How much seed funding is usually enough?

Typical seed rounds range from $500K–$5M depending on sector and team background. Early-stage projects may need only tens of thousands to launch; high-profile teams or hot sectors may raise more. It is best to set fundraising targets based on actual operating costs, team size, and development goals rather than chasing large amounts blindly.

Why do founders often get diluted in seed rounds?

Founder equity is diluted based on investment amount versus valuation. For example: raising $5M at a $20M valuation means founders must allocate 20% equity. Before fundraising, understand how SAFE/SAFT affect future ownership; reserve option pools for key team members to maintain control of the company.

What if there is leftover seed funding after the round?

Unspent capital should be managed strategically—used for team expansion, R&D, marketing campaigns or kept as emergency reserves.
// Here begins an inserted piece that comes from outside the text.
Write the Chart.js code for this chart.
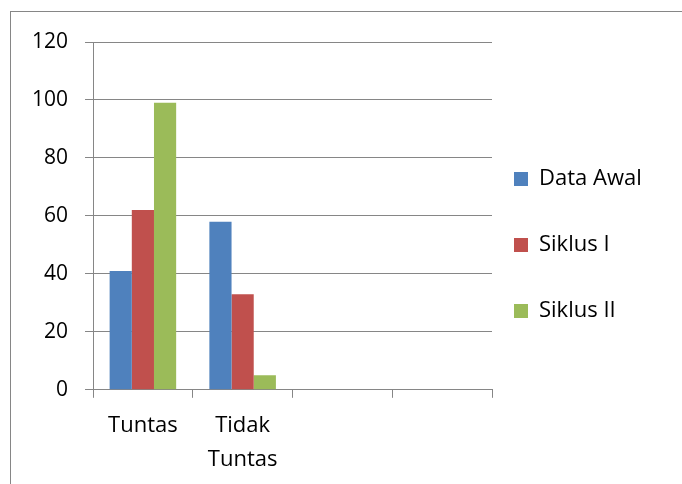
<!DOCTYPE html>
<html><head><meta charset="utf-8">
<script src="https://cdn.jsdelivr.net/npm/chart.js@4"></script>
<style>
html,body{margin:0;padding:0;background:#fff;overflow:hidden;width:682px;height:484px;}
#frame{position:absolute;left:10px;top:11px;width:720px;height:520px;border:1px solid #868686;box-sizing:border-box;}
#wrap{position:absolute;left:0;top:0;width:682px;height:484px;}
</style></head><body>
<div id="frame"></div>
<div id="wrap"><canvas id="c" width="682" height="484"></canvas></div>
<script>
const categories = ['Tuntas', ['Tidak', 'Tuntas'], '', ''];
const seriesNames = ['Data Awal', 'Siklus I', 'Siklus II'];
const dataAwal = [41, 58, null, null];
const siklus1 = [62, 33, null, null];
const siklus2 = [99, 5, null, null];
const seriesColors = ['#4F81BD', '#C0504D', '#9BBB59'];
const yMin = 0, yMax = 120, yStep = 20;

const seriesValues = [dataAwal, siklus1, siklus2];
const gridColor = '#868686';

const legendNudge = {
  id: 'legendNudge',
  afterLayout(chart) {
    const l = chart.legend;
    if (!l) return;
    l.left -= 22;
    l.top -= 20; l.bottom -= 20;
  }
};

new Chart(document.getElementById('c'), {
  type: 'bar',
  data: {
    labels: categories,
    datasets: seriesNames.map((name, i) => ({
      label: name,
      data: seriesValues[i],
      backgroundColor: seriesColors[i],
      borderWidth: 0,
      categoryPercentage: 0.667,
      barPercentage: 1.0
    }))
  },
  options: {
    responsive: false,
    animation: false,
    layout: { padding: { left: 15, top: 42, right: 31, bottom: -4 } },
    plugins: {
      tooltip: { enabled: false },
      legend: {
        position: 'right',
        align: 'center',
        labels: {
          boxWidth: 14,
          boxHeight: 14,
          padding: 44,
          color: '#000',
          font: { family: 'Open Sans', size: 22 }
        }
      }
    },
    scales: {
      x: {
        grid: { display: true, offset: true, drawOnChartArea: false, drawTicks: true, tickLength: 8, color: gridColor, lineWidth: 1 },
        border: { display: true, color: gridColor, width: 1 },
        ticks: { color: '#000', padding: 11, maxRotation: 0, autoSkip: false, font: { family: 'Open Sans', size: 22, lineHeight: 1.55 } }
      },
      y: {
        min: yMin, max: yMax,
        grid: { color: gridColor, lineWidth: 1, drawTicks: true, tickLength: 8 },
        border: { display: true, color: gridColor, width: 1 },
        ticks: { stepSize: yStep, color: '#000', padding: 17, font: { family: 'Open Sans', size: 21 } }
      }
    }
  },
  plugins: [legendNudge]
});
</script>
</body></html>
Communicate clearly with investors per funding agreements; avoid idle funds leading to waste. Maintain transparent records of fund usage for future fundraising readiness.

What is the difference between angel investors and seed VCs?

Angel investors are usually individuals providing smaller checks ($10K–$100K) with flexible involvement; seed VCs are professional firms investing larger sums with rigorous due diligence and ongoing oversight. Angels focus more on team potential; VCs emphasize business model viability and market opportunity—their risk tolerance and return expectations differ accordingly.

Should Web3 projects use tokens or equity for seed rounds?

It depends on project stage and investor needs. Equity is preferable in early tech validation phases—lower investor risk; token financing suits projects with established products/community base—attracting more participants. Consult legal experts regarding local regulations; consider whether your tokenomics model is sound to avoid unnecessary legal risks.